TfL, which is controlled by Ken Livingstone, the Mayor of London, has primary responsibility only for the Tube and bus networks. But Mr Livingstone is keen to extend this to include rail services in Greater London. He wants to operate a fully integrated service, with bus timetables dovetailing with trains to give passengers a smoother journey.
The Department for Transport is planning to pass control of the North London Line to Mr Livingstone but is still debating how much more influence he should have.
Mr Livingstone is willing to use his revenue-raising powers, including the congestion charge, to help to boost investment in railways. But in return he wants greater control over the running of trains. The Rail Passengers’ Council said that the industry urgently needed TfL’s money but expressed concern over giving the mayor control of services, which ran well beyond London’s boundaries.
Anthony Smith, the council’s director, said: “Mr Livingstone has much greater powers to raise revenue than other authorities and any investment he channels into the railways will be very welcome. But if he gets control over services it must not be at the expense of commuters who start their journeys outside London.”

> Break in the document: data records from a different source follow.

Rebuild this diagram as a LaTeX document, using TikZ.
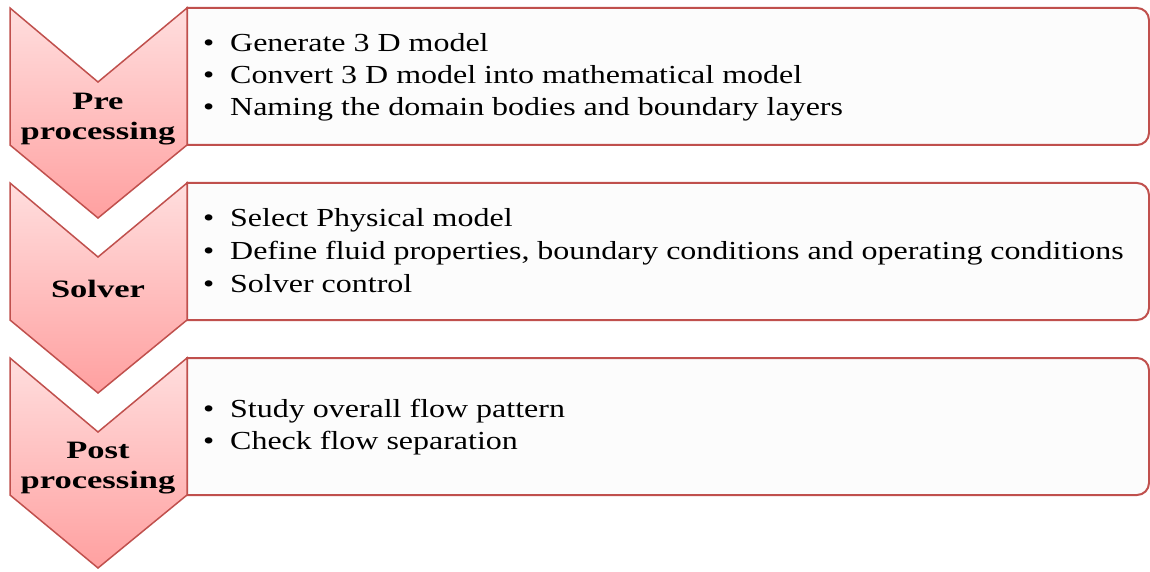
\documentclass[tikz,border=0pt]{standalone}
\usepackage{fontspec}
\setmainfont{Liberation Serif}
\newfontfamily\stagefont[FakeStretch=1.38]{Liberation Serif}
\newfontfamily\itemfont[FakeStretch=1.23]{Liberation Serif}
\usetikzlibrary{positioning}

\definecolor{edgered}{RGB}{192,80,77}
\definecolor{chevtop}{RGB}{255,222,222}
\definecolor{chevbot}{RGB}{255,160,160}
\definecolor{panelfill}{RGB}{252,252,252}

\newcommand{\bul}{\makebox[27pt][l]{\textbullet}}

\begin{document}
\begin{tikzpicture}[
    x=1pt, y=1pt,
    chevron/.style={
        draw=edgered,
        line width=1.5pt,
        top color=chevtop,
        bottom color=chevbot
    },
    panel/.style={
        draw=edgered,
        line width=2pt,
        fill=panelfill
    },
    stage/.style={
        font=\stagefont\bfseries\fontsize{25}{30}\selectfont,
        align=center,
        inner sep=0pt
    },
    item/.style={
        font=\itemfont\fontsize{26}{32}\selectfont,
        anchor=base west,
        inner sep=0pt
    }
]
\useasboundingbox (0,0) rectangle (1150,571);

% panels
\draw[panel] (187,563) -- (1137,563) arc[start angle=90, end angle=0, radius=12]
    -- (1149,438) arc[start angle=0, end angle=-90, radius=12] -- (187,426) -- cycle;
\draw[panel] (187,388) -- (1137,388) arc[start angle=90, end angle=0, radius=12]
    -- (1149,263) arc[start angle=0, end angle=-90, radius=12] -- (187,251) -- cycle;
\draw[panel] (187,213) -- (1137,213) arc[start angle=90, end angle=0, radius=12]
    -- (1149,88) arc[start angle=0, end angle=-90, radius=12] -- (187,76) -- cycle;

% chevrons
\draw[chevron] (10,563) -- (98,489) -- (187,563) -- (187,426) -- (98,353) -- (10,426) -- cycle;
\draw[chevron] (10,388) -- (98,314) -- (187,388) -- (187,251) -- (98,178) -- (10,251) -- cycle;
\draw[chevron] (10,213) -- (98,139) -- (187,213) -- (187,76) -- (98,3) -- (10,76) -- cycle;

% stage labels
\node[stage] (pre) at (98,452) {Pre\\processing};
\node[stage, anchor=base] (solver) at (98,274) {Solver};
\node[stage] (post) at (98,103) {Post\\processing};

% bullet items
\node[item] (pre1) at (203,519) {\bul Generate 3 D model};
\node[item] (pre2) at (203,487) {\bul Convert 3 D model into mathematical model};
\node[item] (pre3) at (203,455) {\bul Naming the domain bodies and boundary layers};

\node[item] (sol1) at (203,344) {\bul Select Physical model};
\node[item] (sol2) at (203,312) {\bul Define fluid properties, boundary conditions and operating conditions};
\node[item] (sol3) at (203,279) {\bul Solver control};

\node[item] (post1) at (203,154) {\bul Study overall flow pattern};
\node[item] (post2) at (203,122) {\bul Check flow separation};

\end{tikzpicture}
\end{document}
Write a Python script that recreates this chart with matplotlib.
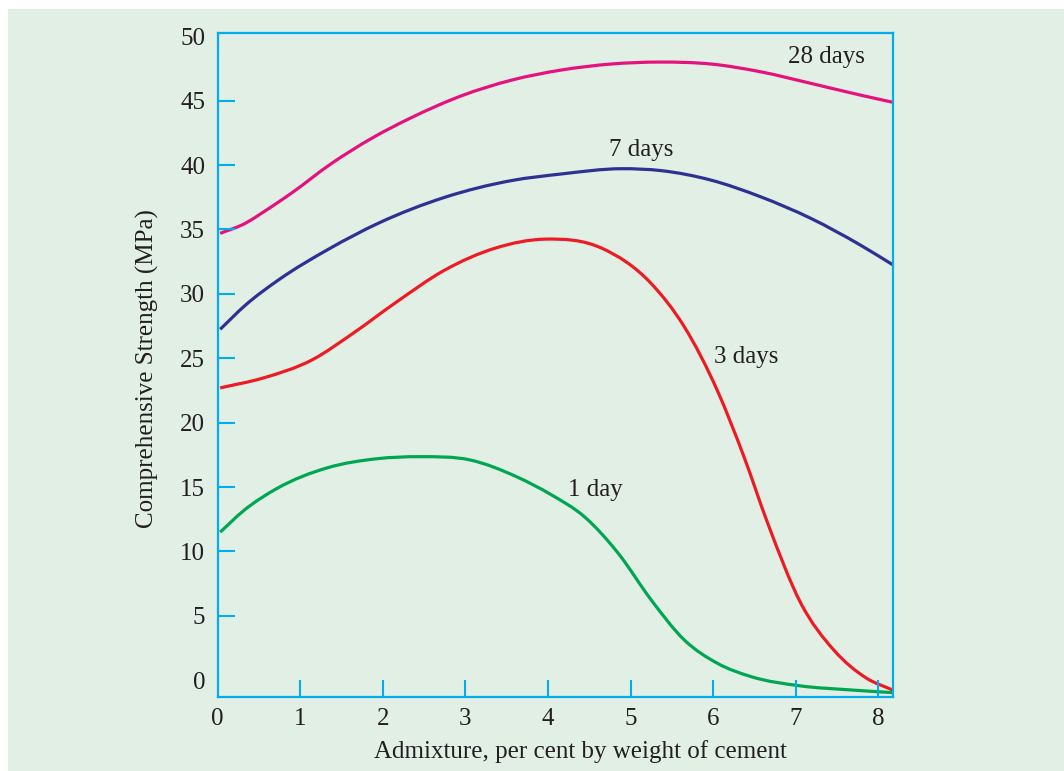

He said that the council would oppose any attempt to sacrifice fast, long-distance services and replace them with slow trains that made more stops in the London suburbs.
Adrian Lyons, director of the Railway Forum, the industry’s lobby group, said: “Effectively a city the size of Leeds is being bolted on to London in the next few years and the current network cannot possibly cope. TfL is offering an extraordinarily bold vision which would not only cater for the growth but make existing journeys quicker and more comfortable.”
Ian Brown, TfL’s rail director, said TfL could help to fund the improvements in capacity. But he believed that the increase in ticket sales from rising passenger numbers would support most of the investment.